Dat verweerder bij het Nederlandse College ter beoordeling van Geneesmiddelen navraag heeft gedaan is onvoldoende, nu te verwachten viel (en valt) dat het instituut Dr. Müller-Lierheim GmbH niet zozeer bij dat college navraag zal hebben gedaan maar veeleer bij de Duitse autoriteit. Zekerheid valt pas te krijgen zodra bij het instituut Dr. Müller-Lierheim GmbH informatie wordt ingewonnen, hetgeen verweerder niet heeft gedaan.
De slotsom luidt dat het bestreden besluit niet met de vereiste zorgvuldigheid is voorbereid (artikel 3:2 Awb) en derhalve niet in stand kan blijven. Het beroep is gegrond. Verweerder dient opnieuw te beslissen op het bezwaar, met inachtneming van deze uitspraak.
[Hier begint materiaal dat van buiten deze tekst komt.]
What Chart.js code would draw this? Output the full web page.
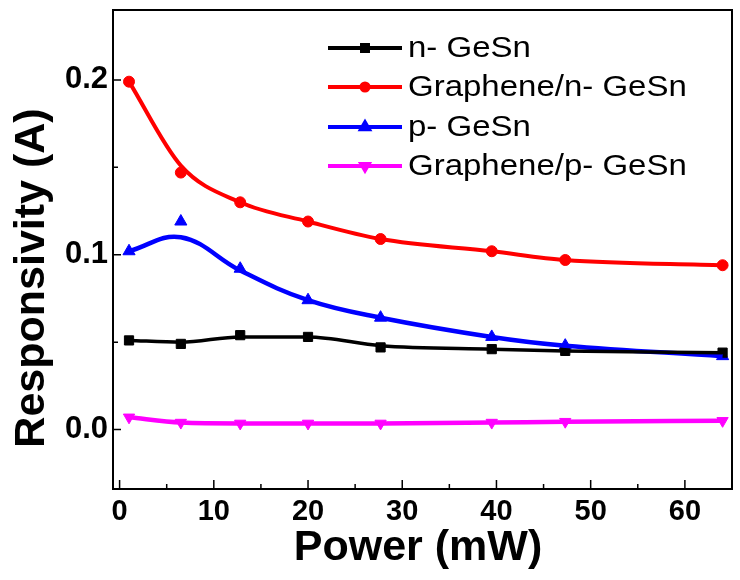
<!DOCTYPE html>
<html>
<head>
<meta charset="utf-8">
<script src="https://cdn.jsdelivr.net/npm/chart.js@4.4.1/dist/chart.umd.min.js"></script>
<style>
  html, body { margin: 0; padding: 0; background: #fff; }
  #wrap { width: 740px; height: 580px; }
</style>
</head>
<body>
<div id="wrap"><canvas id="respChart" width="740" height="580"></canvas></div>
<script>
// data
const powers = [1.0, 6.5, 12.8, 20.0, 27.7, 39.5, 47.3, 64.0];
const nGeSn = [0.051, 0.049, 0.054, 0.053, 0.047, 0.046, 0.045, 0.044];
const grNGeSn = [0.199, 0.147, 0.130, 0.119, 0.109, 0.102, 0.097, 0.094];
const pGeSn = [0.102, 0.119, 0.092, 0.074, 0.064, 0.053, 0.048, 0.042];
const grPGeSn = [0.007, 0.004, 0.0035, 0.0035, 0.0035, 0.004, 0.0045, 0.005];
// smoothed fit curves, read where they cross the marker x positions
const nGeSnFit = [0.051, 0.050, 0.053, 0.053, 0.048, 0.046, 0.045, 0.044];
const grNGeSnFit = [0.199, 0.151, 0.130, 0.119, 0.109, 0.102, 0.097, 0.094];
const pGeSnFit = [0.102, 0.110, 0.091, 0.074, 0.064, 0.053, 0.048, 0.042];

const seriesNames = ["n- GeSn", "Graphene/n- GeSn", "p- GeSn", "Graphene/p- GeSn"];
const xTicks = [0, 10, 20, 30, 40, 50, 60];
const xMinorTicks = [5, 15, 25, 35, 45, 55, 65];
const yTicks = [0.0, 0.1, 0.2];
const yMinorTicks = [0.05, 0.15];

const FONT = "'Liberation Sans', Arial, Helvetica, sans-serif";

function pts(vals) {
  return powers.map((x, i) => ({ x: x, y: vals[i] }));
}

const styles = [
  { color: "#000000", shape: "rect", r: 6.5, rot: 0, lw: 3.5, mono: true },
  { color: "#ff0000", shape: "circle", r: 5.5, rot: 0, lw: 4, mono: true },
  { color: "#0000ff", shape: "triangle", r: 7, rot: 0, lw: 4.5, mono: false },
  { color: "#ff00ff", shape: "triangle", r: 6.5, rot: 180, lw: 4.5, mono: true },
];
const fits = [nGeSnFit, grNGeSnFit, pGeSnFit, grPGeSn];
const marks = [nGeSn, grNGeSn, pGeSn, grPGeSn];

const datasets = [];
fits.forEach((vals, i) => {
  datasets.push({
    label: seriesNames[i] + " fit",
    data: pts(vals),
    borderColor: styles[i].color,
    borderWidth: styles[i].lw,
    pointRadius: 0,
    tension: 0.4,
    cubicInterpolationMode: styles[i].mono ? "monotone" : "default",
    fill: false,
  });
});
marks.forEach((vals, i) => {
  datasets.push({
    label: seriesNames[i],
    data: pts(vals),
    showLine: false,
    borderColor: styles[i].color,
    backgroundColor: styles[i].color,
    borderWidth: 1,
    pointStyle: styles[i].shape,
    pointRadius: styles[i].r,
    pointRotation: styles[i].rot,
  });
});

// frame, inward ticks, axis titles and legend
const framePlugin = {
  id: "frame",
  afterDraw(chart) {
    const ctx = chart.ctx;
    const a = chart.chartArea;
    const xs = chart.scales.x;
    const ys = chart.scales.y;
    ctx.save();
    ctx.strokeStyle = "#000";
    ctx.lineWidth = 2;
    ctx.strokeRect(a.left, a.top, a.right - a.left, a.bottom - a.top);

    ctx.lineWidth = 1.5;
    ctx.beginPath();
    xTicks.forEach((v) => {
      const px = xs.getPixelForValue(v);
      ctx.moveTo(px, a.bottom);
      ctx.lineTo(px, a.bottom - 9);
    });
    xMinorTicks.forEach((v) => {
      const px = xs.getPixelForValue(v);
      if (px > a.right) return;
      ctx.moveTo(px, a.bottom);
      ctx.lineTo(px, a.bottom - 5);
    });
    yTicks.forEach((v) => {
      const py = ys.getPixelForValue(v);
      ctx.moveTo(a.left, py);
      ctx.lineTo(a.left + 8, py);
    });
    yMinorTicks.forEach((v) => {
      const py = ys.getPixelForValue(v);
      ctx.moveTo(a.left, py);
      ctx.lineTo(a.left + 5, py);
    });
    ctx.stroke();

    // axis titles
    ctx.fillStyle = "#000";
    ctx.font = "bold 43px " + FONT;
    ctx.textAlign = "center";
    ctx.textBaseline = "middle";
    ctx.fillText("Power (mW)", 418, 548);
    ctx.save();
    ctx.translate(32, 278);
    ctx.rotate(-Math.PI / 2);
    ctx.fillText("Responsivity (A)", 0, 0);
    ctx.restore();

    // legend
    const rows = [48, 87, 127, 166];
    ctx.font = "30px " + FONT;
    ctx.textAlign = "left";
    rows.forEach((y, i) => {
      const s = styles[i];
      ctx.strokeStyle = s.color;
      ctx.fillStyle = s.color;
      ctx.lineWidth = 4;
      ctx.beginPath();
      ctx.moveTo(328, y);
      ctx.lineTo(402, y);
      ctx.stroke();
      Chart.helpers.drawPoint(ctx, {
        pointStyle: s.shape,
        radius: s.r * 0.65,
        rotation: s.rot,
        borderWidth: 1,
      }, 365, y);
      ctx.fillStyle = "#000";
      ctx.save();
      ctx.translate(408, y + 1);
      ctx.scale(1.1, 1);
      ctx.fillText(seriesNames[i], 0, 0);
      ctx.restore();
    });
    ctx.restore();
  },
};

const ctx = document.getElementById("respChart");

new Chart(ctx, {
  type: "line",
  data: { datasets: datasets },
  options: {
    responsive: false,
    animation: false,
    layout: { padding: { top: 10, right: 1, left: 0, bottom: 0 } },
    plugins: { legend: { display: false }, tooltip: { enabled: false } },
    scales: {
      x: {
        type: "linear",
        min: -0.7,
        max: 65,
        grid: { display: false, drawTicks: false },
        border: { display: false },
        afterBuildTicks: (scale) => {
          scale.ticks = xTicks.map((v) => ({ value: v }));
        },
        afterFit: (scale) => {
          scale.height = 91;
          scale.paddingLeft = 0;
          scale.paddingRight = 0;
        },
        ticks: {
          padding: 6,
          color: "#000",
          font: { family: FONT, size: 29, weight: "bold" },
          callback: (v) => String(v),
        },
      },
      y: {
        type: "linear",
        min: -0.034,
        max: 0.24,
        grid: { display: false, drawTicks: false },
        border: { display: false },
        afterBuildTicks: (scale) => {
          scale.ticks = yTicks.map((v) => ({ value: v }));
        },
        afterFit: (scale) => {
          scale.width = 113;
          scale.paddingTop = 0;
          scale.paddingBottom = 0;
        },
        ticks: {
          padding: 5,
          color: "#000",
          font: { family: FONT, size: 31, weight: "bold" },
          callback: (v) => v.toFixed(1),
        },
      },
    },
  },
  plugins: [framePlugin],
});
</script>
</body>
</html>
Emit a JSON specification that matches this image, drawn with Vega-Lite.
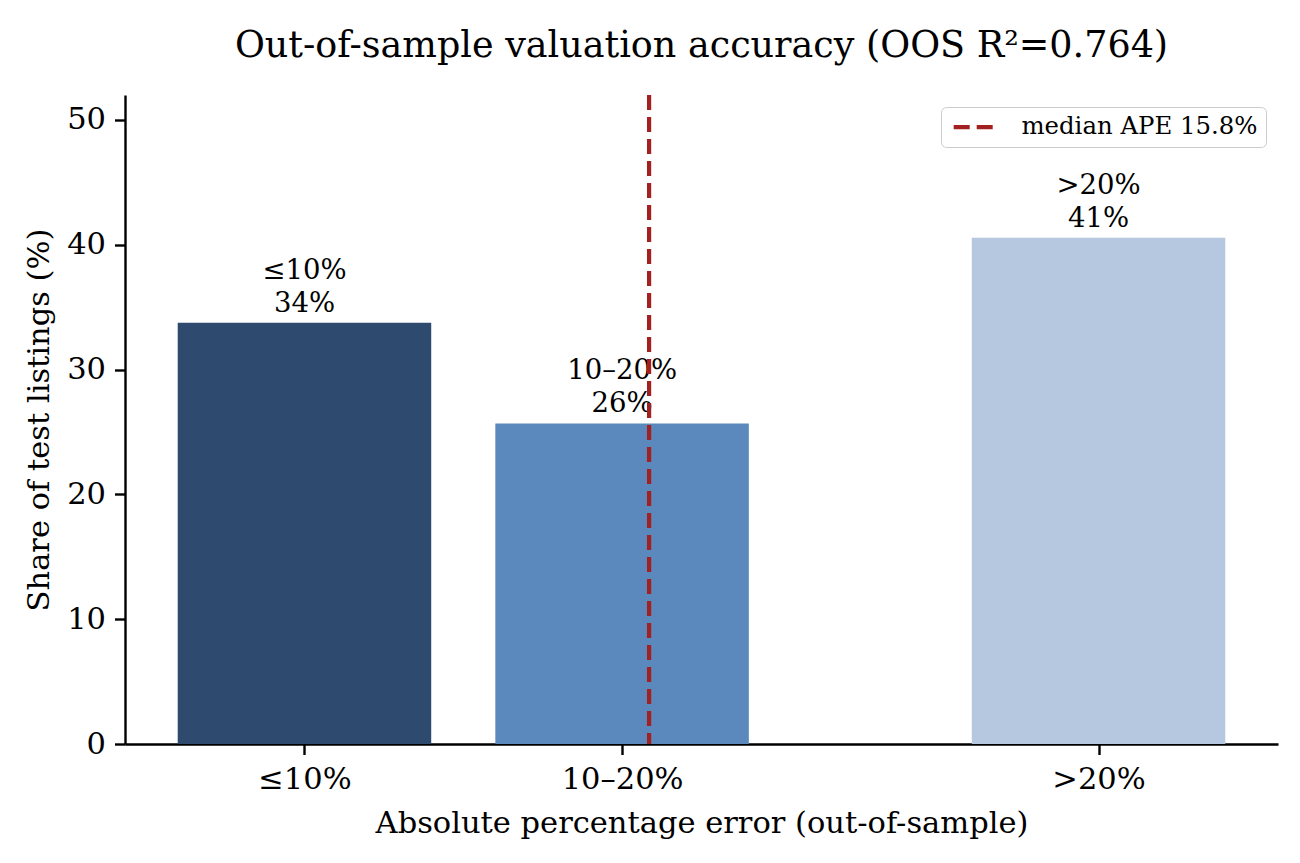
{
  "$schema": "https://vega.github.io/schema/vega-lite/v6.json",
  "description": "Share of test listings by absolute percentage error bucket, with median APE marker",
  "width": 1153,
  "height": 649,
  "autosize": {"type": "none"},
  "padding": {"left": 125, "top": 95, "right": 22, "bottom": 119},
  "background": "white",
  "config": {
    "font": "DejaVu Serif",
    "view": {"stroke": null},
    "axis": {
      "grid": false,
      "domainColor": "black",
      "domainWidth": 2.4,
      "tickColor": "black",
      "tickWidth": 2.4,
      "tickSize": 10.5,
      "labelColor": "black",
      "labelFont": "DejaVu Serif",
      "labelFontSize": 30.5,
      "labelPadding": 9,
      "titleColor": "black",
      "titleFont": "DejaVu Serif",
      "titleFontSize": 30.5,
      "titleFontWeight": "normal"
    }
  },
  "title": {
    "text": "Out-of-sample valuation accuracy (OOS R²=0.764)",
    "font": "DejaVu Serif",
    "fontSize": 36.5,
    "fontWeight": "normal",
    "color": "black",
    "anchor": "middle",
    "baseline": "alphabetic",
    "offset": -1
  },
  "datasets": {
    "bins": [
      {"bin": "≤10%", "center": 5, "share": 33.76},
      {"bin": "10–20%", "center": 15, "share": 25.68},
      {"bin": ">20%", "center": 30, "share": 40.56}
    ],
    "median": [
      {"ape": 15.85, "name": "median APE 15.8%"}
    ]
  },
  "layer": [
    {
      "data": {"name": "bins"},
      "mark": {"type": "bar", "width": 253.5},
      "encoding": {
        "x": {
          "field": "center",
          "type": "quantitative",
          "scale": {"domain": [-0.65, 35.65], "nice": false, "zero": false, "padding": 0},
          "axis": {
            "values": [5, 15, 30],
            "labelExpr": "datum.value == 5 ? '≤10%' : datum.value == 15 ? '10–20%' : '>20%'",
            "labelPadding": 10,
            "title": "Absolute percentage error (out-of-sample)",
            "titlePadding": 13
          }
        },
        "y": {
          "field": "share",
          "type": "quantitative",
          "scale": {"domain": [0, 52], "nice": false},
          "axis": {
            "values": [0, 10, 20, 30, 40, 50],
            "title": "Share of test listings (%)",
            "titlePadding": 12
          }
        },
        "color": {
          "field": "bin",
          "type": "nominal",
          "scale": {
            "domain": ["≤10%", "10–20%", ">20%"],
            "range": ["#2e4a6e", "#5b88bd", "#b6c8e0"]
          },
          "legend": null
        }
      }
    },
    {
      "data": {"name": "bins"},
      "transform": [
        {"calculate": "datum.bin + '\\n' + format(datum.share, '.0f') + '%'", "as": "label"}
      ],
      "mark": {
        "type": "text",
        "baseline": "alphabetic",
        "align": "center",
        "dy": -44,
        "fontSize": 27.5,
        "lineBreak": "\n",
        "lineHeight": 33,
        "color": "black"
      },
      "encoding": {
        "x": {"field": "center", "type": "quantitative"},
        "y": {"field": "share", "type": "quantitative"},
        "text": {"field": "label"}
      }
    },
    {
      "data": {"name": "median"},
      "mark": {"type": "rule", "strokeDash": [15, 7], "strokeWidth": 4.2},
      "encoding": {
        "x": {"field": "ape", "type": "quantitative"},
        "stroke": {
          "field": "name",
          "type": "nominal",
          "scale": {"range": ["#a32020"]},
          "legend": {
            "title": null,
            "orient": "top-right",
            "offset": 12,
            "padding": 8,
            "strokeColor": "#cccccc",
            "cornerRadius": 5,
            "fillColor": "white",
            "labelFont": "DejaVu Serif",
            "labelFontSize": 24.4,
            "labelColor": "black",
            "labelLimit": 500,
            "labelOffset": 48,
            "symbolType": "M-1,0H5",
            "symbolStrokeWidth": 4.2,
            "symbolDash": [16, 7],
            "symbolSize": 225
          }
        }
      }
    }
  ]
}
De rechtbank ziet aanleiding om verweerder te veroordelen in de door eiseres in verband met de behandeling van het beroep gemaakte proceskosten. Deze kosten zijn ingevolge de bepalingen van het Besluit proceskosten bestuursrecht vastgesteld op € 644,-, waarbij 1 punt is toegekend voor het beroepschrift en 1 punt voor het verschijnen ter zitting in een zaak van gemiddeld gewicht (wegingsfactor 1,0).
Beslissing
De Rechtbank 's-Gravenhage,
RECHT DOENDE:
Verklaart het beroep tegen het besluit van 21 maart 2002 van verweerder gegrond;
Vernietigt het besluit van 21 maart 2002 van verweerder;
Bepaalt dat verweerder opnieuw beslist op het bezwaarschrift van
28 januari 1997 van eiseres, met inachtneming van deze uitspraak;
Bepaalt dat het door eiseres betaalde griffierecht ten bedrage van € 218,- aan haar wordt vergoed;
Veroordeelt verweerder in de proceskosten aan de zijde van eiseres, vastgesteld op in totaal € 644,-;
Wijst de Staat aan als de rechtspersoon die genoemde bedragen moet vergoeden.
Rechtsmiddel
Tegen deze uitspraak kan binnen zes weken na verzending daarvan hoger beroep worden ingesteld bij de Afdeling bestuursrechtspraak van de Raad van State.
Aldus gegeven door mrs. J.A. Hagen, C.J. Waterbolk en E.F. Brinkman en in het openbaar uitgesproken op 3 juni 2004, in tegenwoordigheid van de griffier mr. M.B.E. Hersmis.